Crashes In The 2018 Season

F1 Driver Crashed Car
Credit Kojach Flickr

As with 2019, there were 21 races with 20 drivers per race, producing a combined total of 420 rides. There were three disqualifications but as all drivers completed the race before being disqualified, they still had the possibility of crashing, but none did.

Grand Prix Drivers Involved in Crash Number of Drivers Crashed
Azerbaijan Romain Grosjean, Max Verstappen, Daniel Ricciardo, Nico Hulkenberg, Esteban Ocon, Sergey Sirotkin 6
Spanish Romain Grosjean, Pierre Gasly, Nico Hulkenberg 3
Monaco Charles Leclerc, Brendon Hartley 2
Canadian Brendon Hartley, Lance Stroll 2
French Esteban Ocon, Pierre Gasly 2
Austrian Stoffel Vandoorne 1
British Romain Grosjean, Carlos Sainz Jr., Marcus Ericsson 3
German Sebastian Vettel 1
Belgian Daniel Ricciardo, Kimi Raikkonen, Charles Leclerc, Fernando Alonso, Nico Hulkenburg 5
Italian Brendon Hartley 1
Singapore Esteban Ocon 1
Japanese Kevin Magnussen 1
United States Charles Leclerc, Romain Grosjean, Fernando Alonso 3
Brazilian Marcus Ericsson 1
Abu Dhabi Nico Hulkenberg 1

A total of 31 crashes here gives us a crash rate a little higher than 2019, but not a significant amount, 7.4% to be exact. As has been the case for the previous two seasons looked at, crashes more often involved the worst-performing drivers. Looking at those who finished in the bottom half of the drivers’ standings at the end of the year, these were responsible for 22 of the 33 incidents, so 67%.


Crashed Formula One Car
Credit J Chou Flickr

Across the three seasons examined, the average crash rate of drivers was 7.2%. and there was an average of 1.4 crashes per race. Most races stick close to this figure but there are usually one or two races a season that see several cars forced to retire due to a collision or accident. The data also shows that the worst-performing drivers are more likely to be involved in a crash, while it is quite uncommon for the absolute top drivers. Lewis Hamilton for instance did not suffer a single crash in the three-year period examined so clearly, he has a real knack for staying out of danger, or indeed just getting out ahead of the danger.
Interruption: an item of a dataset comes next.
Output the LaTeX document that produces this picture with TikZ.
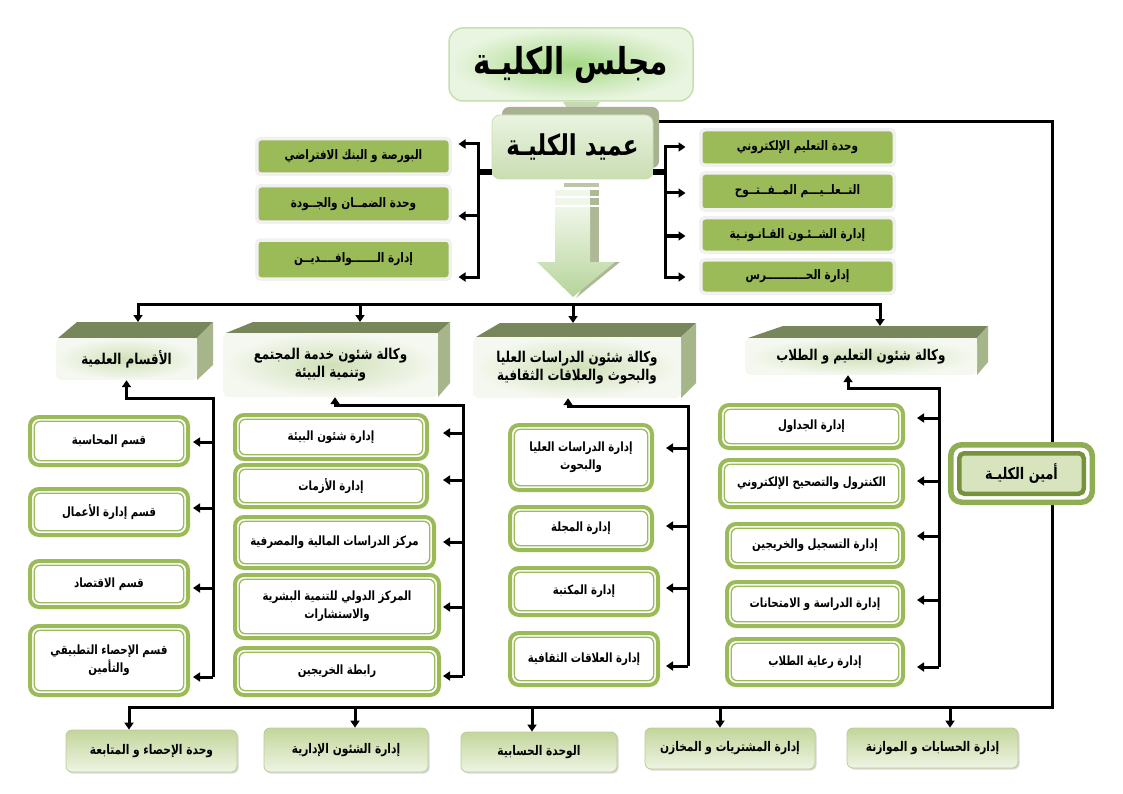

Although crashes can occur at virtually any time, on any course, there are some are inherently more dangerous than others. In the reduced 2020 season, there were several one-off tracks used so for a better overview, we also looked at track data for the 2017 and 2016 campaigns. This revealed that Monaco is one of the most crash-prone tracks with the full set of drivers never making it to the finish line between 2016 and 2019 (with no race in 2020). Across the four-year period, the Monaco GP averaged 3.75 crashes a time, much higher than the 1.4 average.

Other destinations with higher than average crash rates include Brazil with an average of 3 incidents per race and the Belgian GP which was not too far off with 2.6 crashes per race on average. This counters the assumption that street circuits are far more likely to see accidents, although when accidents do occur on street circuits, they are more likely to involve numerous cars.

The other element worth considering is the weather as we would expect more crashes to occur during a wet race due to the reduced visibility and grip. Clearly conditions make a difference, as they do in driving on the roads, but F1 drivers can often drive to the conditions in ways that the general public sometimes don’t. As such, there is not a huge increase in crashes in wet conditions, though further research (that includes differentiating between partially wet and fully wet races) could shed more light on the exact figures.